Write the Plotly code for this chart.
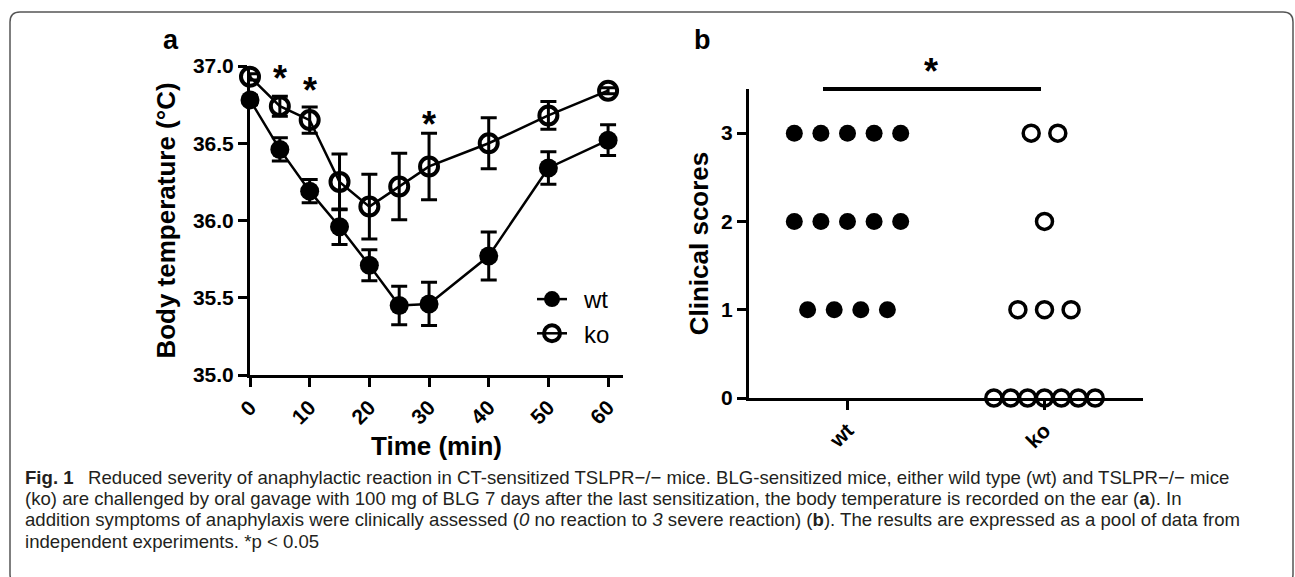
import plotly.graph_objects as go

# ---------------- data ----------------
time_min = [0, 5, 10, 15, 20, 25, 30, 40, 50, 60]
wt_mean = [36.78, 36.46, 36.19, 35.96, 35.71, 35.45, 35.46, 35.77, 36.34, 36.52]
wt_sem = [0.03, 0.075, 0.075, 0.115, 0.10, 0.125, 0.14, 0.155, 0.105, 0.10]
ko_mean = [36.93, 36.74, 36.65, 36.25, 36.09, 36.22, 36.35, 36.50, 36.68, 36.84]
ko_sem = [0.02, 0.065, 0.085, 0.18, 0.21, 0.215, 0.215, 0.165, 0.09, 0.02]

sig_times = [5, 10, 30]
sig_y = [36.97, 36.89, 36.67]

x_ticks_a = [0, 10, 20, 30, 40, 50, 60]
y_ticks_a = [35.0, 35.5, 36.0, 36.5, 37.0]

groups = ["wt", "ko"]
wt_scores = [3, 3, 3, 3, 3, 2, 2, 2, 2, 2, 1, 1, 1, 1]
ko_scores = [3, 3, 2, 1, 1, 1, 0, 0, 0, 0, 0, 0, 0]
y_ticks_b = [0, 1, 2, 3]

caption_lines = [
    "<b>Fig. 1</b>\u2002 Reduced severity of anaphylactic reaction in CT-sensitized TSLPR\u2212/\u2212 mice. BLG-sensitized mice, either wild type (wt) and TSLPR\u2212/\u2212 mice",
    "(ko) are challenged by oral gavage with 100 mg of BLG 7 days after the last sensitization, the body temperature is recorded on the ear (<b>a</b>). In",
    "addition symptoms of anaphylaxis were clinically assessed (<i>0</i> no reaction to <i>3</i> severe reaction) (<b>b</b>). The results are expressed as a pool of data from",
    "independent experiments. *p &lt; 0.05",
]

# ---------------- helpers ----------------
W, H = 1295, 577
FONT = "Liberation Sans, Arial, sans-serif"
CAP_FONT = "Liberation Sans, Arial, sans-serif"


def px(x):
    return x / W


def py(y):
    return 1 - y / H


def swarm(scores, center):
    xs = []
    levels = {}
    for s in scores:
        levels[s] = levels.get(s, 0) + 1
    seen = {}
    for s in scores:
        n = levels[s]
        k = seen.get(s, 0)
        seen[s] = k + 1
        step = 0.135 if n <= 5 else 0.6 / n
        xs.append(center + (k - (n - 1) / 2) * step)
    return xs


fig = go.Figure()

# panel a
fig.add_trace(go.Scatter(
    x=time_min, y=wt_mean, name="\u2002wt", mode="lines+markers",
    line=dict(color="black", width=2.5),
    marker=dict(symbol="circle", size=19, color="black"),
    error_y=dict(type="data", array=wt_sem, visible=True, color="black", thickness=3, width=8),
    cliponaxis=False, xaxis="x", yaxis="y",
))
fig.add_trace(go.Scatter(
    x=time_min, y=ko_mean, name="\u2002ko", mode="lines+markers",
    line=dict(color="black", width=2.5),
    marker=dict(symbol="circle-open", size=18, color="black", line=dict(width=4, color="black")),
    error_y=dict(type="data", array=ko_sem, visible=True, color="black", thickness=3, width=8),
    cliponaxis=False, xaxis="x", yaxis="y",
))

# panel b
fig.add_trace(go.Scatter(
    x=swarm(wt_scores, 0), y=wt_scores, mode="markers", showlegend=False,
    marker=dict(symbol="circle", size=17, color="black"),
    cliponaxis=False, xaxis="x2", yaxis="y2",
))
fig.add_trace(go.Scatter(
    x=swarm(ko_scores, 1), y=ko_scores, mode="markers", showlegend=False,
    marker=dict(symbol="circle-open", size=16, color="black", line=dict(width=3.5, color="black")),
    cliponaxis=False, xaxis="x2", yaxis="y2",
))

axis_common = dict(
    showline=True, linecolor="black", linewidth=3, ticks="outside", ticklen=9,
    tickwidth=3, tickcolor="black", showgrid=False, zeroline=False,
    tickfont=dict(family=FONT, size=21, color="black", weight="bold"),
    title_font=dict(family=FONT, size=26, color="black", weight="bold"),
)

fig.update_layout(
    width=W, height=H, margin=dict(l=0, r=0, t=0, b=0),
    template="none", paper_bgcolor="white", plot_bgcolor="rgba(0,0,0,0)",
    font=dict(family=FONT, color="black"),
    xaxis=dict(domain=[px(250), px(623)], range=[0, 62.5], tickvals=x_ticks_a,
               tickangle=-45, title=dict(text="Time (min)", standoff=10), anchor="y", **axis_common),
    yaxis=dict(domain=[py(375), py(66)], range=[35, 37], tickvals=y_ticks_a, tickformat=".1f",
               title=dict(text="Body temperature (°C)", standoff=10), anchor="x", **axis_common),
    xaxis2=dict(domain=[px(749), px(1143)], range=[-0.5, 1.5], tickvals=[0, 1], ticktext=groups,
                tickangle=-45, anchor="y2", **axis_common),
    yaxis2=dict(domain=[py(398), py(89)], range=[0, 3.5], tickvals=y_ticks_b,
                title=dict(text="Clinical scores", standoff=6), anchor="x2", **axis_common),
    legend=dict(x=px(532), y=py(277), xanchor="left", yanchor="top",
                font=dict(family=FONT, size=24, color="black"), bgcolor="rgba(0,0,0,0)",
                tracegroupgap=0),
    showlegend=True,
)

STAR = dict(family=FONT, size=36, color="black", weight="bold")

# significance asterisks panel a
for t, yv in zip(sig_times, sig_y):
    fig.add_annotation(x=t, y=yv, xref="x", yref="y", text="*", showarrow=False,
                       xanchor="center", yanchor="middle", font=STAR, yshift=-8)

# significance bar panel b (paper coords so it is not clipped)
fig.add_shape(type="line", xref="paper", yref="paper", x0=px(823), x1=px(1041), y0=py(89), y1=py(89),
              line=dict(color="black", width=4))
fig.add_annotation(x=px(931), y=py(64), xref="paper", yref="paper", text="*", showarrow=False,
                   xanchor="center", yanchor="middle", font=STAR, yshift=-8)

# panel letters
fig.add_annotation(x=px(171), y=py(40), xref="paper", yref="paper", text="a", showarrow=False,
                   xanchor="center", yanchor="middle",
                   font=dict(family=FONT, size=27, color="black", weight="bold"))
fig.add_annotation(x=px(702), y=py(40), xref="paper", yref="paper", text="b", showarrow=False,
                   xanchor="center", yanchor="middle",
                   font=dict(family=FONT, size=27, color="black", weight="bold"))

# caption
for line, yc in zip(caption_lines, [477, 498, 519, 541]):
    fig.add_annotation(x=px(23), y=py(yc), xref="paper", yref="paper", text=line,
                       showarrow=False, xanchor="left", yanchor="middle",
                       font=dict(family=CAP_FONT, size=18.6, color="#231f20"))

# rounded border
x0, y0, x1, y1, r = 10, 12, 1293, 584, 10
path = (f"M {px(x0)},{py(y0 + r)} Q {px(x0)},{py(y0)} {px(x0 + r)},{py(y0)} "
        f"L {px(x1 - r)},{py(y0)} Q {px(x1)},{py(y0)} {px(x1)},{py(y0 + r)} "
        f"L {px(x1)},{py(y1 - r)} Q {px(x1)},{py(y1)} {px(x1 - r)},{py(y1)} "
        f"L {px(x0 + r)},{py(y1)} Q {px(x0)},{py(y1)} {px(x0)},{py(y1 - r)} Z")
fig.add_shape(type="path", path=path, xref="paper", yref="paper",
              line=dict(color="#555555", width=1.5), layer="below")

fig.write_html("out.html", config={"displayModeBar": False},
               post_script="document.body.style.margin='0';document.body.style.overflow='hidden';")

WRITTEN EXERCISE:
Copy out all the data exactly; skip the pictures.

RIGHT ANSWER:
Write the Plotly code for this chart.
import plotly.graph_objects as go

# ---------------- data ----------------
time_min = [0, 5, 10, 15, 20, 25, 30, 40, 50, 60]
wt_mean = [36.78, 36.46, 36.19, 35.96, 35.71, 35.45, 35.46, 35.77, 36.34, 36.52]
wt_sem = [0.03, 0.075, 0.075, 0.115, 0.10, 0.125, 0.14, 0.155, 0.105, 0.10]
ko_mean = [36.93, 36.74, 36.65, 36.25, 36.09, 36.22, 36.35, 36.50, 36.68, 36.84]
ko_sem = [0.02, 0.065, 0.085, 0.18, 0.21, 0.215, 0.215, 0.165, 0.09, 0.02]

sig_times = [5, 10, 30]
sig_y = [36.97, 36.89, 36.67]

x_ticks_a = [0, 10, 20, 30, 40, 50, 60]
y_ticks_a = [35.0, 35.5, 36.0, 36.5, 37.0]

groups = ["wt", "ko"]
wt_scores = [3, 3, 3, 3, 3, 2, 2, 2, 2, 2, 1, 1, 1, 1]
ko_scores = [3, 3, 2, 1, 1, 1, 0, 0, 0, 0, 0, 0, 0]
y_ticks_b = [0, 1, 2, 3]

caption_lines = [
    "<b>Fig. 1</b>\u2002 Reduced severity of anaphylactic reaction in CT-sensitized TSLPR\u2212/\u2212 mice. BLG-sensitized mice, either wild type (wt) and TSLPR\u2212/\u2212 mice",
    "(ko) are challenged by oral gavage with 100 mg of BLG 7 days after the last sensitization, the body temperature is recorded on the ear (<b>a</b>). In",
    "addition symptoms of anaphylaxis were clinically assessed (<i>0</i> no reaction to <i>3</i> severe reaction) (<b>b</b>). The results are expressed as a pool of data from",
    "independent experiments. *p &lt; 0.05",
]

# ---------------- helpers ----------------
W, H = 1295, 577
FONT = "Liberation Sans, Arial, sans-serif"
CAP_FONT = "Liberation Sans, Arial, sans-serif"


def px(x):
    return x / W


def py(y):
    return 1 - y / H


def swarm(scores, center):
    xs = []
    levels = {}
    for s in scores:
        levels[s] = levels.get(s, 0) + 1
    seen = {}
    for s in scores:
        n = levels[s]
        k = seen.get(s, 0)
        seen[s] = k + 1
        step = 0.135 if n <= 5 else 0.6 / n
        xs.append(center + (k - (n - 1) / 2) * step)
    return xs


fig = go.Figure()

# panel a
fig.add_trace(go.Scatter(
    x=time_min, y=wt_mean, name="\u2002wt", mode="lines+markers",
    line=dict(color="black", width=2.5),
    marker=dict(symbol="circle", size=19, color="black"),
    error_y=dict(type="data", array=wt_sem, visible=True, color="black", thickness=3, width=8),
    cliponaxis=False, xaxis="x", yaxis="y",
))
fig.add_trace(go.Scatter(
    x=time_min, y=ko_mean, name="\u2002ko", mode="lines+markers",
    line=dict(color="black", width=2.5),
    marker=dict(symbol="circle-open", size=18, color="black", line=dict(width=4, color="black")),
    error_y=dict(type="data", array=ko_sem, visible=True, color="black", thickness=3, width=8),
    cliponaxis=False, xaxis="x", yaxis="y",
))

# panel b
fig.add_trace(go.Scatter(
    x=swarm(wt_scores, 0), y=wt_scores, mode="markers", showlegend=False,
    marker=dict(symbol="circle", size=17, color="black"),
    cliponaxis=False, xaxis="x2", yaxis="y2",
))
fig.add_trace(go.Scatter(
    x=swarm(ko_scores, 1), y=ko_scores, mode="markers", showlegend=False,
    marker=dict(symbol="circle-open", size=16, color="black", line=dict(width=3.5, color="black")),
    cliponaxis=False, xaxis="x2", yaxis="y2",
))

axis_common = dict(
    showline=True, linecolor="black", linewidth=3, ticks="outside", ticklen=9,
    tickwidth=3, tickcolor="black", showgrid=False, zeroline=False,
    tickfont=dict(family=FONT, size=21, color="black", weight="bold"),
    title_font=dict(family=FONT, size=26, color="black", weight="bold"),
)

fig.update_layout(
    width=W, height=H, margin=dict(l=0, r=0, t=0, b=0),
    template="none", paper_bgcolor="white", plot_bgcolor="rgba(0,0,0,0)",
    font=dict(family=FONT, color="black"),
    xaxis=dict(domain=[px(250), px(623)], range=[0, 62.5], tickvals=x_ticks_a,
               tickangle=-45, title=dict(text="Time (min)", standoff=10), anchor="y", **axis_common),
    yaxis=dict(domain=[py(375), py(66)], range=[35, 37], tickvals=y_ticks_a, tickformat=".1f",
               title=dict(text="Body temperature (°C)", standoff=10), anchor="x", **axis_common),
    xaxis2=dict(domain=[px(749), px(1143)], range=[-0.5, 1.5], tickvals=[0, 1], ticktext=groups,
                tickangle=-45, anchor="y2", **axis_common),
    yaxis2=dict(domain=[py(398), py(89)], range=[0, 3.5], tickvals=y_ticks_b,
                title=dict(text="Clinical scores", standoff=6), anchor="x2", **axis_common),
    legend=dict(x=px(532), y=py(277), xanchor="left", yanchor="top",
                font=dict(family=FONT, size=24, color="black"), bgcolor="rgba(0,0,0,0)",
                tracegroupgap=0),
    showlegend=True,
)

STAR = dict(family=FONT, size=36, color="black", weight="bold")

# significance asterisks panel a
for t, yv in zip(sig_times, sig_y):
    fig.add_annotation(x=t, y=yv, xref="x", yref="y", text="*", showarrow=False,
                       xanchor="center", yanchor="middle", font=STAR, yshift=-8)

# significance bar panel b (paper coords so it is not clipped)
fig.add_shape(type="line", xref="paper", yref="paper", x0=px(823), x1=px(1041), y0=py(89), y1=py(89),
              line=dict(color="black", width=4))
fig.add_annotation(x=px(931), y=py(64), xref="paper", yref="paper", text="*", showarrow=False,
                   xanchor="center", yanchor="middle", font=STAR, yshift=-8)

# panel letters
fig.add_annotation(x=px(171), y=py(40), xref="paper", yref="paper", text="a", showarrow=False,
                   xanchor="center", yanchor="middle",
                   font=dict(family=FONT, size=27, color="black", weight="bold"))
fig.add_annotation(x=px(702), y=py(40), xref="paper", yref="paper", text="b", showarrow=False,
                   xanchor="center", yanchor="middle",
                   font=dict(family=FONT, size=27, color="black", weight="bold"))

# caption
for line, yc in zip(caption_lines, [477, 498, 519, 541]):
    fig.add_annotation(x=px(23), y=py(yc), xref="paper", yref="paper", text=line,
                       showarrow=False, xanchor="left", yanchor="middle",
                       font=dict(family=CAP_FONT, size=18.6, color="#231f20"))

# rounded border
x0, y0, x1, y1, r = 10, 12, 1293, 584, 10
path = (f"M {px(x0)},{py(y0 + r)} Q {px(x0)},{py(y0)} {px(x0 + r)},{py(y0)} "
        f"L {px(x1 - r)},{py(y0)} Q {px(x1)},{py(y0)} {px(x1)},{py(y0 + r)} "
        f"L {px(x1)},{py(y1 - r)} Q {px(x1)},{py(y1)} {px(x1 - r)},{py(y1)} "
        f"L {px(x0 + r)},{py(y1)} Q {px(x0)},{py(y1)} {px(x0)},{py(y1 - r)} Z")
fig.add_shape(type="path", path=path, xref="paper", yref="paper",
              line=dict(color="#555555", width=1.5), layer="below")

fig.write_html("out.html", config={"displayModeBar": False},
               post_script="document.body.style.margin='0';document.body.style.overflow='hidden';")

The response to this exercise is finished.